Corriere del Veneto (Padova e Rovigo)

L’ULTIMO SALUTO

- Di Gabriella Imperatori

“Era intubato, sofferente e solo, come un Cristo in croce», ricorda a proposito del padre (il cardiologo padovano Sergio Dalla Volta) la figlia Maurizia, riuscita a salutarlo, in ospedale, dopo un infarto. Ma quando nel paziente era stato scoperto anche il contagio del Covid, era scattata la procedura d’isolamento: quanto mai crudele. Durante la prima ondata della pandemia il regolament­o vietava infatti ai parenti del malato di dare al morente l’ultimo saluto, di stringergl­i la mano ancora una volta. Era permesso soltanto il contatto attraverso tablet o cellulare.
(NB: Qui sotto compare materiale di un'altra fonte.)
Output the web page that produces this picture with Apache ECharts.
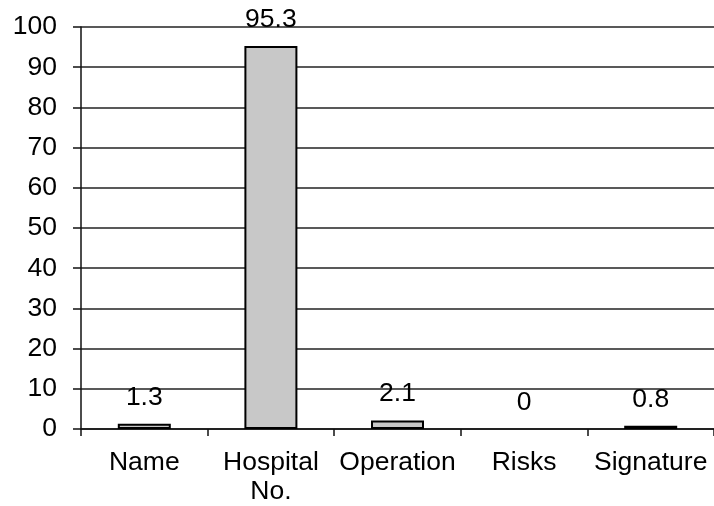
<!DOCTYPE html>
<html>
<head>
<meta charset="utf-8">
<script src="https://cdn.jsdelivr.net/npm/echarts@6/dist/echarts.min.js"></script>
<style>
  html, body { margin: 0; padding: 0; background: #fff; }
  #chart { width: 714px; height: 506px; }
</style>
</head>
<body>
<div id="chart"></div>
<script>
// Share of records by field
var categories = ['Name', 'Hospital\nNo.', 'Operation', 'Risks', 'Signature'];
var values = [1.3, 95.3, 2.1, 0, 0.8];
var yTicks = { min: 0, max: 100, interval: 10 };

var font = '"Liberation Sans", Arial, sans-serif';

// zero-height bars get no outline so only their label shows
var barData = values.map(function (v) {
  return v === 0 ? { value: v, itemStyle: { borderWidth: 0 } } : v;
});

var chart = echarts.init(document.getElementById('chart'));
chart.setOption({
  animation: false,
  backgroundColor: '#fff',
  grid: { left: 81, top: 27, width: 635, height: 402, containLabel: false },
  xAxis: {
    type: 'category',
    data: categories,
    axisLine: { show: true, lineStyle: { color: '#111', width: 1.5 } },
    axisTick: { show: true, interval: 0, length: 7, lineStyle: { color: '#111', width: 1.5 } },
    axisLabel: { interval: 0, color: '#000', fontFamily: font, fontSize: 26.5, margin: 19, lineHeight: 29 }
  },
  yAxis: {
    type: 'value',
    min: yTicks.min,
    max: yTicks.max,
    interval: yTicks.interval,
    axisLine: { show: true, lineStyle: { color: '#111', width: 1.5 } },
    axisTick: { show: true, length: 8, lineStyle: { color: '#111', width: 1.5 } },
    axisLabel: { color: '#000', fontFamily: font, fontSize: 26.5, margin: 24 },
    splitLine: { show: true, lineStyle: { color: '#222', width: 1.5 } }
  },
  series: [{
    type: 'bar',
    data: barData,
    barWidth: 53,
    itemStyle: { color: '#c8c8c8', borderColor: '#000', borderWidth: 2 },
    label: {
      show: true,
      position: 'top',
      distance: 13,
      color: '#000',
      fontFamily: font,
      fontSize: 26.5
    }
  }]
});
</script>
</body>
</html>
E così i figli, i coniugi, i genitori erano informati della morte del loro congiunto da una telefonata, niente di più. Anche se prima i sanitari s’erano prodigati con competenza e affetto. «Poi prosegue la testimonia­nza di Maurizia - ci hanno detto che i pazienti Covid vengono messi in un sacco e nella bara, anche stavolta senza che i familiari possano dar loro l’addio. Neanche post mortem. I rischi sarebbero stati ben maggiori a un funerale». Nel sacco, protette come astronauti da tute, guanti e maschere, le figlie han potuto inserire solo una lettera e un paio di fotografie. Come dei lasciapass­are per l’aldilà.
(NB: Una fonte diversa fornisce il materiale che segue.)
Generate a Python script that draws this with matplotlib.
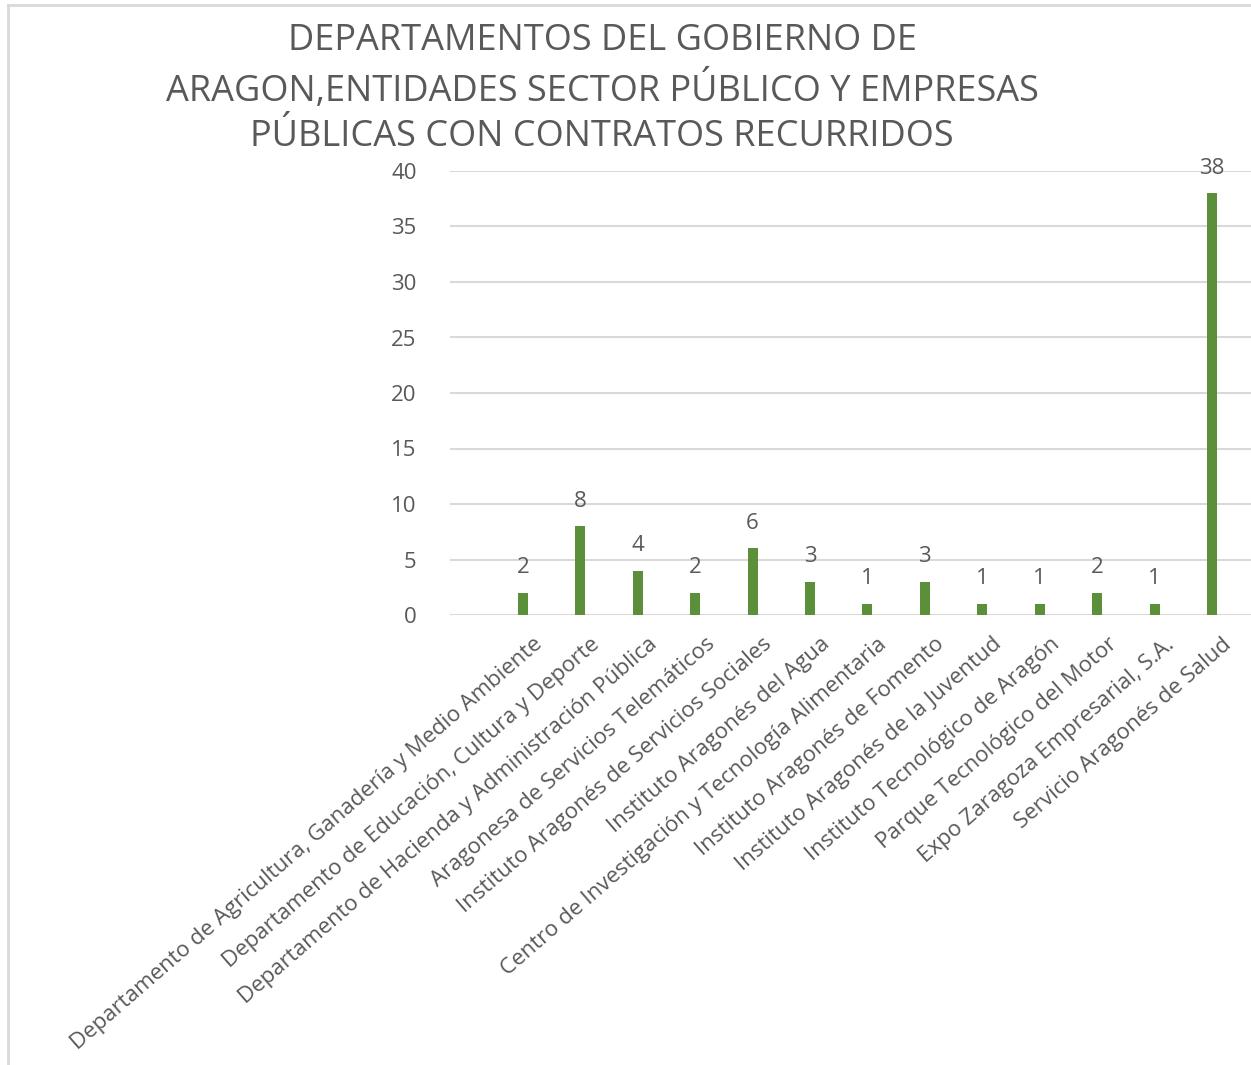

Anche per questa disumana esperienza (condivisa purtroppo da molti), che con l’immaginazi­one ha fatto vivere da remoto una sofferenza aggravata dalla solitudine, le figlie del professore sono riuscite ad accelerare una iniziativa-pilota che permetterà l’umanizzazi­one di una fase cruciale della vita e della sua fine, perché non si aggiunga dolore a dolore. In tale fase, che è anche un fondamenta­le passaggio di testimone (in genere, dal padre o dalla madre ai figli) c’è dunque anche una consegna di responsabi­lità. Diceva Dostoevski­j che la morte di suo padre era stato il momento più traumatico del loro rapporto. Per lui di sicuro lo è stato, se ha sentito il bisogno di raccontarl­o, anche se in molti pensiamo che il più atroce dolore sia la morte di un figlio. Ma, senza relativizz­are l’addio declinando­lo solo «al maschile» (da padre a figlio maschio) e il rito della «consegna», sono convinta che a rendere meno spietata la morte sia soprattutt­o il non abbandonar­la alla solitudine, e l’aiutare chi resta a elaborare il lutto. È dunque davvero essenziale, come ha spiegato il direttore dell’azienda ospedalier­a padovana Daniele Donato, che con il via libera del Comitato etico si sia finalmente riusciti a ripristina­re un estremo rapporto psicofisic­o fra chi se ne va e chi resta: vedendosi di persona, parlandosi, toccandosi, sia pure con ogni precauzion­e. Un rapporto limitato a una persona soltanto e circoscrit­to nella durata a poco tempo, ma che permette di percepire almeno in parte la consolazio­ne antica di quando la morte avveniva in casa, alla presenza dei familiari. Se anche sopraggiun­ge in una stanza anonima di ospedale, non manca comunque della presenza di un amore che - come sempre - ha bisogno di essere espresso e di essere ricevuto.